E chi è ancora in Piano di rientro cosa dice? “Si tratta di un timido segnale, sicuramente si apre uno spiraglio dopo quasi 10 anni. Per le Regioni in Piano di rientro cambia in realtà molto poco. Sicuramente è importante sotto questo profilo il comma 2 che interviene sugli esternalizzati e i fondi per il personale. Diciamo che tutti ci guadagnano, anche se alcuni più di altri. In ogni caso l’obiettivo è quello di superare, da qui a due anni, l’intero meccanismo dei tetti di spesa in favore dei nuovi standard per il fabbisogno per il personale. Da una parte questi già li abbiamo con il DM 70, dall’altra mancano ancora però  i nuovi standard per il territorio per poter dare il via a questo nuovo processo”, ha spiegato Alessio D’Amato, assessore alla Sanità della Regione Lazio tuttora sotto commissariamento per la sanità.
 
"Sicuramente non è una svolta per la sanità. Possiamo però dire che con questo emendamento nessuno ci perde e tutti ci guadagnano, anche se per alcuni il guadagno è senza dubbio maggiore. Le Regioni in Piano di rientro guadagnano una maggiore flessibilità sulle esternalizzazioni. Diciamo che con questo voto le Regioni hanno voluto dare un segnale di compattezza. Da tutta questa storia possiamo trarne tutti un insegnamento: non si possono avere per così lungo tempo due pesi e due misure o diventerà poi impossibile andare a provare a pareggiare situazioni tra loro molto diverse. Di certo chi oggi guadagna di più sono quelle Regioni che, negli ultimi anni, non hanno rispettato la normativa vigente", ha sottolineato Ettore Cinque, assessore al Bilancio ed ex subocommissario alla Sanità della Regione Campania.

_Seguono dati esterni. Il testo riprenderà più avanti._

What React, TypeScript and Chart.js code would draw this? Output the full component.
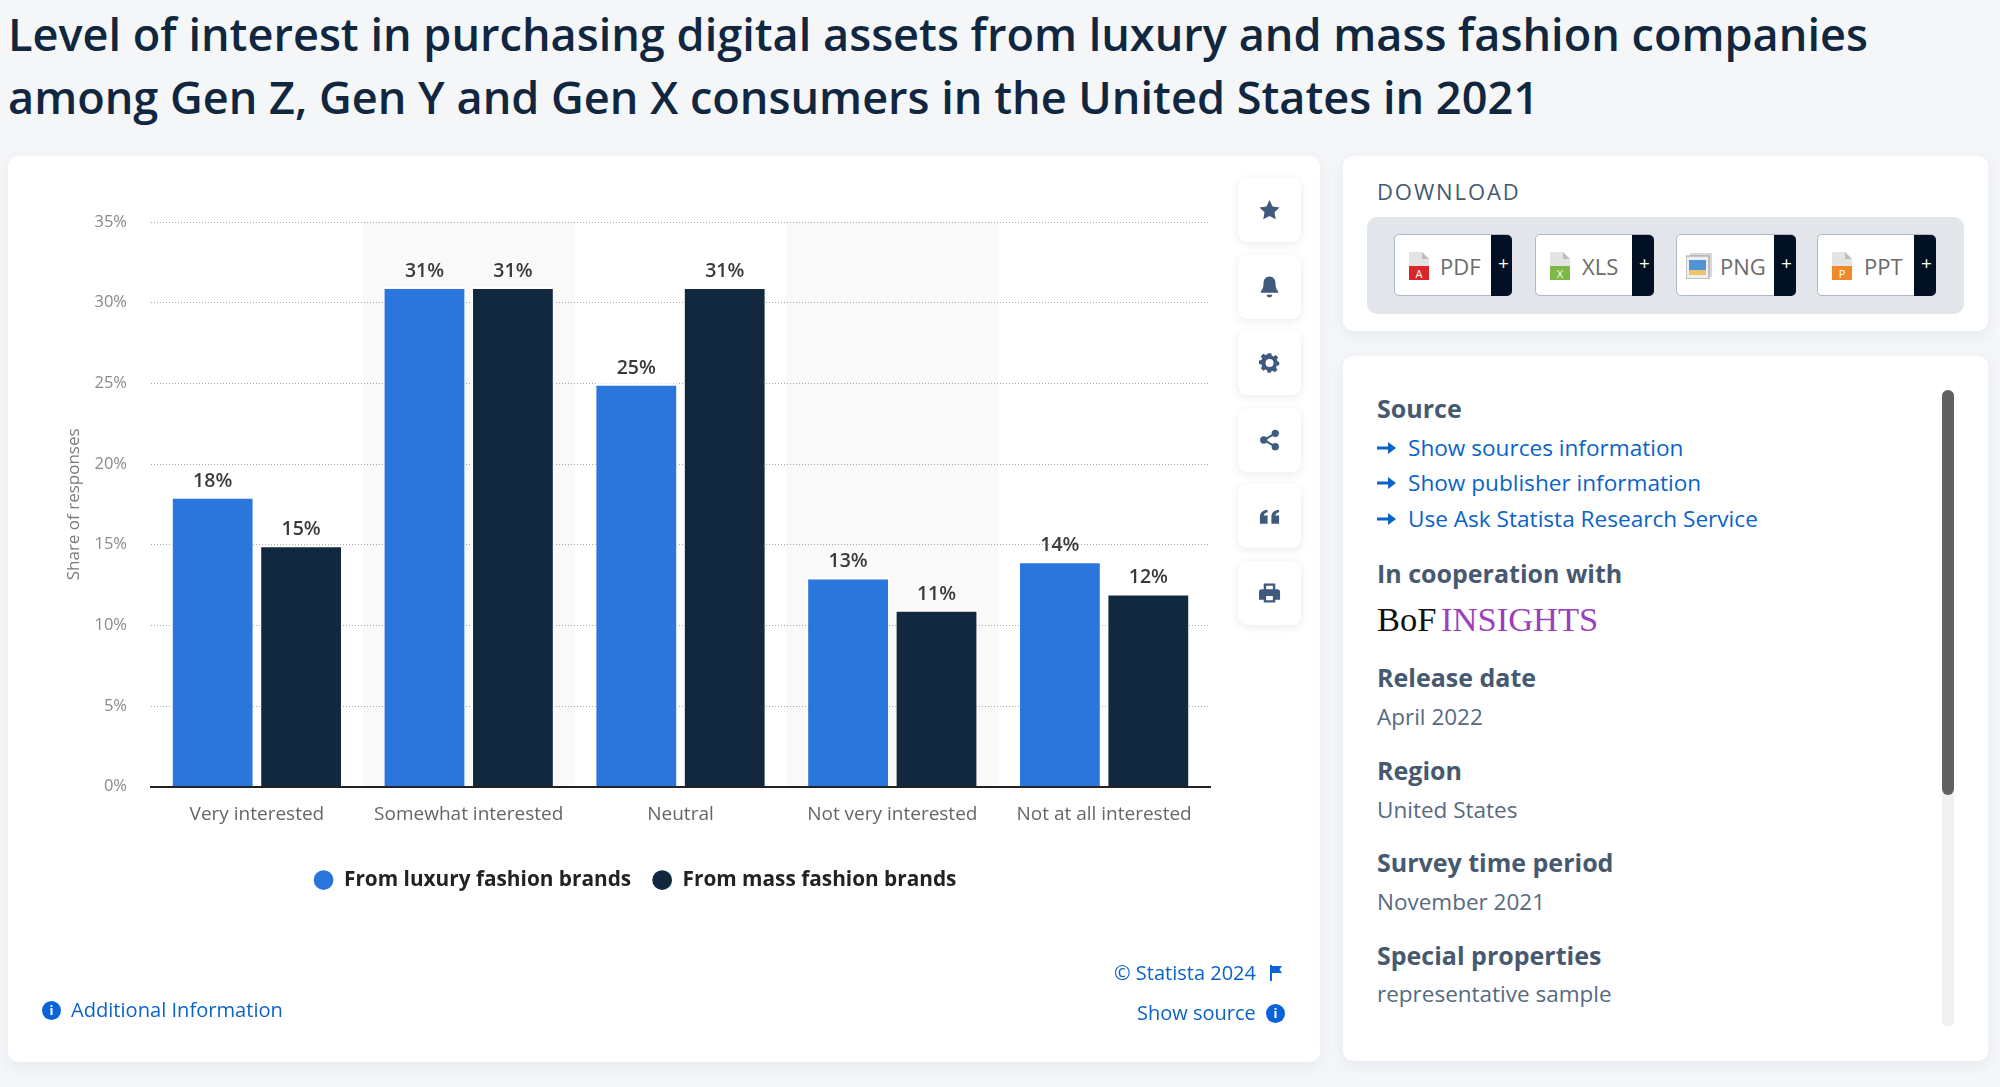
import {useEffect, useRef} from 'react'
import {Chart, registerables} from 'chart.js'

Chart.register(...registerables);

const categories = ["Very interested", "Somewhat interested", "Neutral", "Not very interested", "Not at all interested"];
const luxuryValues = [18, 31, 25, 13, 14];
const massValues = [15, 31, 31, 11, 12];
const seriesNames = ["From luxury fashion brands", "From mass fashion brands"];
const seriesColors = ["#2a76dd", "#12283f"];
const shadedCategories = ["Somewhat interested", "Not very interested"];
const yMax = 35;
const yStep = 5;

const FONT = "'Open Sans', sans-serif";
const SLATE = "#46596f";
const LINK = "#0a63c9";

// grey columns behind every second category
const bandsPlugin = {
    id: "bands",
    beforeDraw(chart: any) {
        const {ctx, scales} = chart;
        const x = scales.x;
        const band = x.width / categories.length;
        ctx.save();
        ctx.fillStyle = "#f9f9f9";
        shadedCategories.forEach((name) => {
            const cx = x.getPixelForValue(categories.indexOf(name));
            const top = scales.y.getPixelForValue(yMax);
            ctx.fillRect(cx - band / 2, top, band, scales.y.bottom - top);
        });
        ctx.restore();
    },
};

const valueLabelsPlugin = {
    id: "valueLabels",
    afterDatasetsDraw(chart: any) {
        const {ctx} = chart;
        ctx.save();
        ctx.font = `600 19.5px ${FONT}`;
        ctx.fillStyle = "#3a3a3a";
        ctx.textAlign = "center";
        ctx.textBaseline = "bottom";
        chart.data.datasets.forEach((ds: any, i: number) => {
            chart.getDatasetMeta(i).data.forEach((bar: any, j: number) => {
                ctx.fillText(ds.data[j] + "%", bar.x, bar.y - 5.5);
            });
        });
        ctx.restore();
    },
};

const Txt = ({x, y, size, color, weight = 400, spacing, wordSpacing, family, children}: any) => (
    <div style={{
        position: "absolute", left: x, top: y, transform: "translateY(-50%)", whiteSpace: "nowrap",
        fontFamily: family || FONT, fontSize: size, color, fontWeight: weight, letterSpacing: spacing, wordSpacing,
    }}>{children}</div>
);

const Card = ({x, y, w, h}: any) => (
    <div style={{
        position: "absolute", left: x, top: y, width: w, height: h, background: "#fff",
        borderRadius: 10, boxShadow: "0 4px 14px rgba(60,80,110,0.08)",
    }}/>
);

const iconPaths = [
    <path d="M12 1.500l3.200 6.800 7.300 1-5.300 5.100 1.300 7.300-6.500-3.500-6.500 3.500 1.300-7.300L1.500 9.300l7.300-1z"/>,
    <path d="M12 1c-4 0-6.200 3.100-6.200 6.900 0 4.400-1 6.700-2.800 8.500v1.600h18v-1.600c-1.800-1.800-2.800-4.100-2.800-8.500C18.200 4.100 16 1 12 1zM9.200 20h5.600a2.800 2.800 0 0 1-5.600 0z"/>,
    <path fillRule="evenodd" d="M10 2h4l.6 2.800 1.900.8 2.400-1.500 2.800 2.800-1.500 2.400.8 1.900L23 11.800v3.900l-2.800.6-.8 1.900 1.500 2.400-2.800 2.800-2.400-1.500-1.900.8L13.200 24h-3.400l-.6-2.800-1.900-.8-2.400 1.500-2.800-2.800 1.500-2.400-.8-1.900L0 14.200v-3.900l2.800-.6.8-1.900L2.100 5.400l2.800-2.800 2.400 1.500 1.900-.8zM12 8.500a4.500 4.500 0 1 0 0 9 4.500 4.500 0 0 0 0-9z" transform="translate(1 0) scale(.92)"/>,
    <g><circle cx="18" cy="5" r="3.800"/><circle cx="18" cy="19" r="3.800"/><circle cx="6" cy="12" r="3.800"/><path d="M6 11l12-7 1 1.800-12 7zM6 13l12 7 1-1.800-12-7z"/></g>,
    <path d="M2 20v-7c0-4 2.500-7 8-7.500V8c-2.500.4-3.800 1.700-4 3.500h4V20zM14 20v-7c0-4 2.500-7 8-7.500V8c-2.500.4-3.800 1.700-4 3.500h4V20z"/>,
    <path fillRule="evenodd" d="M6 2h12v6h2a3 3 0 0 1 3 3v8h-5v3H6v-3H1v-8a3 3 0 0 1 3-3h2zm2.500 2.500V8h7V4.500zM8.500 15v4.500h7V15z"/>,
];

const DocIcon = ({x, color, label}: any) => (
    <svg style={{position: "absolute", left: x, top: 252}} width="22" height="28" viewBox="0 0 22 28">
        <path d="M1 0h13l7 7v21H1z" fill="#e4e4e4"/>
        <path d="M14 0l7 7h-7z" fill="#bdbdbd"/>
        <rect x="1" y="14" width="20" height="14" fill={color}/>
        <text x="11" y="26" fontSize="11" textAnchor="middle" fill="#fff" fontFamily={FONT}>{label}</text>
    </svg>
);

const PictureIcon = ({x}: any) => (
    <svg style={{position: "absolute", left: x, top: 253}} width="26" height="26" viewBox="0 0 26 26">
        <rect x="4" y="0" width="22" height="24" fill="#d8d8d8"/>
        <rect x="0" y="3" width="23" height="23" fill="#eeeeee" stroke="#999999"/>
        <rect x="3" y="7" width="17" height="10" fill="#4f93d8"/>
        <rect x="3" y="17" width="17" height="5" fill="#e8c56a"/>
    </svg>
);

const Arrow = ({y}: any) => (
    <svg style={{position: "absolute", left: 1377, top: y - 7}} width="19" height="14" viewBox="0 0 19 14">
        <path d="M0 5.500h11V1l8 6-8 6V8.500H0z" fill={LINK}/>
    </svg>
);

const InfoDot = ({x, y}: any) => (
    <div style={{
        position: "absolute", left: x, top: y - 9.500, width: 19, height: 19, borderRadius: "50%", background: "#0b63dc",
        color: "#fff", fontSize: 13, lineHeight: "19px", textAlign: "center", fontFamily: FONT, fontWeight: 700,
    }}>i</div>
);

const downloadButtons = [
    {x: 1394, w: 118, blackX: 1491, label: "PDF", labelX: 1440, icon: "#d9262b", mark: "A"},
    {x: 1535, w: 119, blackX: 1632, label: "XLS", labelX: 1582, icon: "#7cb844", mark: "X"},
    {x: 1676, w: 120, blackX: 1774, label: "PNG", labelX: 1720, icon: "", mark: ""},
    {x: 1817, w: 119, blackX: 1914, label: "PPT", labelX: 1864, icon: "#ee8a2c", mark: "P"},
];

const sideLinks = [
    {y: 447, label: "Show sources information"},
    {y: 482, label: "Show publisher information"},
    {y: 518, label: "Use Ask Statista Research Service"},
];

const sideFacts = [
    {y: 677, vy: 716, head: "Release date", value: "April 2022"},
    {y: 770, vy: 809, head: "Region", value: "United States"},
    {y: 862, vy: 901, head: "Survey time period", value: "November 2021"},
    {y: 955, vy: 993, head: "Special properties", value: "representative sample"},
];

const App: React.FC = () => {
    const canvasRef = useRef<HTMLCanvasElement>(null);
    const chartRef = useRef<Chart | null>(null);

    useEffect(() => {
        if (!canvasRef.current) return;
        if (chartRef.current) chartRef.current.destroy();

        chartRef.current = new Chart(canvasRef.current, {
            type: "bar",
            data: {
                labels: categories,
                datasets: [
                    {label: seriesNames[0], data: luxuryValues, backgroundColor: seriesColors[0]},
                    {label: seriesNames[1], data: massValues, backgroundColor: seriesColors[1]},
                ],
            },
            options: {
                responsive: false,
                animation: false,
                devicePixelRatio: 1,
                datasets: {
                    bar: {
                        categoryPercentage: 0.835,
                        barPercentage: 0.925,
                        borderColor: "#ffffff",
                        borderWidth: {top: 2.5, left: 1, right: 1, bottom: 0},
                        borderSkipped: false,
                    },
                },
                layout: {padding: {left: 52, top: 66, right: 110, bottom: 161.5}},
                scales: {
                    x: {
                        grid: {display: false, drawTicks: false},
                        border: {color: "#222222", width: 2},
                        ticks: {color: "#666666", padding: 16, font: {family: FONT, size: 19}, maxRotation: 0},
                        afterFit(scale: any) { scale.height = 62; },
                    },
                    y: {
                        min: 0,
                        max: yMax,
                        ticks: {
                            stepSize: yStep,
                            color: "#8a8a8a",
                            padding: 24,
                            font: {family: FONT, size: 16.5},
                            callback: (v: any) => v + "%",
                        },
                        grid: {color: "#a8a8a8", lineWidth: 1, drawTicks: false},
                        border: {display: false, dash: [1, 2]},
                        title: {display: true, text: "Share of responses", color: "#7a7a7a", padding: {top: 4, bottom: 0}, font: {family: FONT, size: 17}},
                        afterFit(scale: any) { scale.width = 91; },
                    },
                },
                plugins: {
                    tooltip: {enabled: false},
                    legend: {
                        position: "bottom",
                        labels: {
                            usePointStyle: true,
                            pointStyle: "circle",
                            boxWidth: 20,
                            boxHeight: 14,
                            padding: 21,
                            color: "#222222",
                            font: {family: FONT, size: 20.8, weight: "700"},
                            // legend dots take the series fill, without the white bar edge
                            generateLabels: (chart: any) => chart.data.datasets.map((ds: any, i: number) => ({
                                text: ds.label,
                                fillStyle: ds.backgroundColor,
                                strokeStyle: ds.backgroundColor,
                                lineWidth: 0,
                                pointStyle: "circle",
                                fontColor: "#222222",
                                hidden: false,
                                datasetIndex: i,
                            })),
                        },
                    },
                },
            },
            plugins: [bandsPlugin, valueLabelsPlugin],
        } as any);

        return () => {
            chartRef.current?.destroy();
        };
    }, []);

    return (
        <div style={{position: "absolute", left: 0, top: 0, width: 2000, height: 1087, overflow: "hidden", background: "#f4f6f8", fontFamily: FONT}}>
            <Txt x={8} y={33} size={45.1} color="#10273f" weight={600}>Level of interest in purchasing digital assets from luxury and mass fashion companies</Txt>
            <Txt x={8} y={96} size={45.1} color="#10273f" weight={600}>among Gen Z, Gen Y and Gen X consumers in the United States in 2021</Txt>

            <Card x={8} y={156} w={1312} h={906}/>
            <Card x={1343} y={156} w={645} h={175}/>
            <Card x={1343} y={356} w={645} h={705}/>

            <canvas ref={canvasRef} width={1312} height={906} style={{position: "absolute", left: 8, top: 156}}/>

            {iconPaths.map((p, i) => (
                <div key={i} style={{
                    position: "absolute", left: 1238, top: 178 + i * 76.5, width: 63, height: 64, background: "#fff",
                    borderRadius: 9, boxShadow: "0 2px 8px rgba(60,80,110,0.12)",
                }}>
                    <svg style={{position: "absolute", left: 20, top: 20}} width="23" height="24" viewBox="0 0 24 24" fill="#3f5a7d">{p}</svg>
                </div>
            ))}

            <InfoDot x={42} y={1010}/>
            <Txt x={71} y={1009} size={20.1} color={LINK}>Additional Information</Txt>
            <Txt x={1114} y={972} size={20} color={LINK}>© Statista 2024</Txt>
            <svg style={{position: "absolute", left: 1270, top: 965}} width="12" height="16" viewBox="0 0 12 16">
                <path d="M0 0h2v16H0zM2 1h10l-2.500 3.500L12 8H2z" fill="#0b63dc"/>
            </svg>
            <Txt x={1137} y={1012} size={20} color={LINK}>Show source</Txt>
            <InfoDot x={1266} y={1013}/>

            <Txt x={1377} y={191} size={22} color={SLATE} spacing={1.9}>DOWNLOAD</Txt>
            <div style={{position: "absolute", left: 1367, top: 217, width: 597, height: 97, background: "#e2e5e9", borderRadius: 10}}/>
            {downloadButtons.map((b) => (
                <div key={b.label}>
                    <div style={{position: "absolute", left: b.x, top: 234, width: b.w, height: 62, background: "#fff", border: "1px solid #aeb8c6", boxSizing: "border-box", borderRadius: 5}}/>
                    <div style={{position: "absolute", left: b.blackX, top: 235, width: b.x + b.w - b.blackX, height: 61, background: "#021024", borderRadius: "0 5px 5px 0"}}/>
                    {b.icon ? <DocIcon x={b.x + 14} color={b.icon} label={b.mark}/> : <PictureIcon x={b.x + 10}/>}
                    <Txt x={b.labelX} y={266} size={22} color="#6b6b6b">{b.label}</Txt>
                    <Txt x={b.blackX + 7} y={263} size={19} color="#ffffff">+</Txt>
                </div>
            ))}

            <Txt x={1377} y={408} size={25} color={SLATE} weight={700}>Source</Txt>
            {sideLinks.map((l) => (
                <div key={l.label}>
                    <Arrow y={l.y + 1}/>
                    <Txt x={1408} y={l.y} size={22.6} color={LINK}>{l.label}</Txt>
                </div>
            ))}
            <Txt x={1377} y={573} size={25} color={SLATE} weight={700}>In cooperation with</Txt>
            <Txt x={1377} y={619} size={34.5} color="#111111" wordSpacing={-4} family="'Liberation Serif', serif">BoF <span style={{color: "#9b3fbf"}}>INSIGHTS</span></Txt>
            {sideFacts.map((f) => (
                <div key={f.head}>
                    <Txt x={1377} y={f.y} size={25} color={SLATE} weight={700}>{f.head}</Txt>
                    <Txt x={1377} y={f.vy} size={22.5} color="#566a80">{f.value}</Txt>
                </div>
            ))}
            <div style={{position: "absolute", left: 1942, top: 390, width: 12, height: 636, background: "#eef0f2", borderRadius: 5}}/>
            <div style={{position: "absolute", left: 1942, top: 390, width: 12, height: 405, background: "#5f6163", borderRadius: 6}}/>
        </div>
    );
};

export default App;
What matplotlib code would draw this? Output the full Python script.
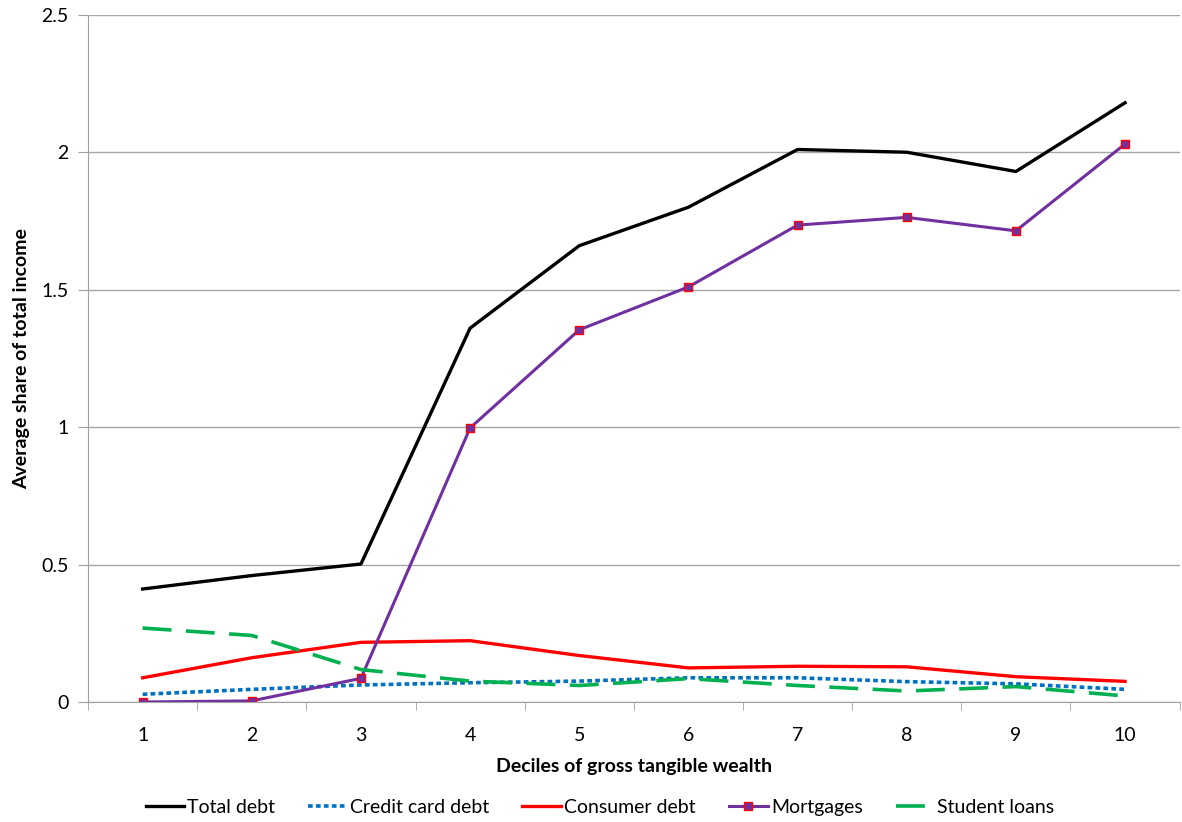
import matplotlib
matplotlib.use("Agg")
import matplotlib.pyplot as plt
import numpy as np

# deciles and series values (share of total income)
deciles = [1, 2, 3, 4, 5, 6, 7, 8, 9, 10]
total_debt = [0.411, 0.460, 0.502, 1.36, 1.66, 1.80, 2.01, 2.00, 1.93, 2.18]
credit_card = [0.028, 0.046, 0.062, 0.070, 0.076, 0.088, 0.088, 0.074, 0.066, 0.046]
consumer = [0.088, 0.161, 0.217, 0.223, 0.169, 0.124, 0.130, 0.128, 0.092, 0.075]
mortgages = [0.0, 0.004, 0.086, 0.997, 1.354, 1.51, 1.735, 1.763, 1.714, 2.03]
student = [0.269, 0.242, 0.118, 0.076, 0.060, 0.085, 0.060, 0.040, 0.056, 0.022]
y_ticks = [0, 0.5, 1, 1.5, 2, 2.5]
y_labels = ["0", "0.5", "1", "1.5", "2", "2.5"]

plt.rcParams['font.family'] = ['Lato', 'DejaVu Sans']

fig = plt.figure(figsize=(11.82, 8.22), dpi=100)
ax = fig.add_axes([0.0745, 0.146, 0.9235, 0.836])

ax.plot(deciles, total_debt, color='black', lw=2.4, label='Total debt')
ax.plot(deciles, credit_card, color='#0070C0', lw=2.6, ls=(0, (1.3, 0.9)),
        label='Credit card debt')
ax.plot(deciles, consumer, color='#FF0000', lw=2.4, label='Consumer debt')
ax.plot(deciles, mortgages, color='#7030A0', lw=2.2, marker='s', markersize=6,
        markerfacecolor='#7030A0', markeredgecolor='#FF0000', markeredgewidth=1,
        label='Mortgages')
ax.plot(deciles, student, color='#00B050', lw=2.6, ls=(0, (8, 4)),
        label='Student loans')

ax.set_xlim(0.5, 10.5)
ax.set_ylim(0, 2.5)
ax.set_xticks(deciles)
ax.set_xticks(np.arange(0.5, 11, 1), minor=True)
ax.tick_params(axis='x', which='major', length=0, labelsize=14, pad=18)
ax.tick_params(axis='x', which='minor', length=6, color='#A0A0A0', direction='out')
ax.set_yticks(y_ticks)
ax.set_yticklabels(y_labels)
ax.tick_params(axis='y', length=7, color='#A0A0A0', labelsize=14, pad=7)

ax.grid(axis='y', color='#A6A6A6', lw=1)
ax.set_axisbelow(True)
for s in ['top', 'right']:
    ax.spines[s].set_visible(False)
for s in ['left', 'bottom']:
    ax.spines[s].set_color('#A0A0A0')

ax.set_xlabel('Deciles of gross tangible wealth', fontsize=14, fontweight='bold', labelpad=10)
ax.set_ylabel('Average share of total income', fontsize=14, fontweight='bold', labelpad=8)

# legend sits a little left of the axes centre, as in the original
ax.legend(loc='upper center', bbox_to_anchor=(0.469, -0.116), ncol=5, frameon=False,
          fontsize=14, handlelength=2.0, handletextpad=0.15, columnspacing=1.7)

fig.savefig('out.png', dpi=100)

Sarà, ma da cronisti ci sembra doveroso sottolineare che, rispetto all'enfasi posta su questo accordo dal ministro Grillo e da altri esponenti della maggioranza, ci sembra più consono rispolverare il vecchio detto della montagna che partorisce il topolino. Chi si aspettava la fine del tetto e lo sblocco a go go delle assunzioni può infatti gioire a metà: in teoria si può fare ma i soldi per farlo sono veramente pochini.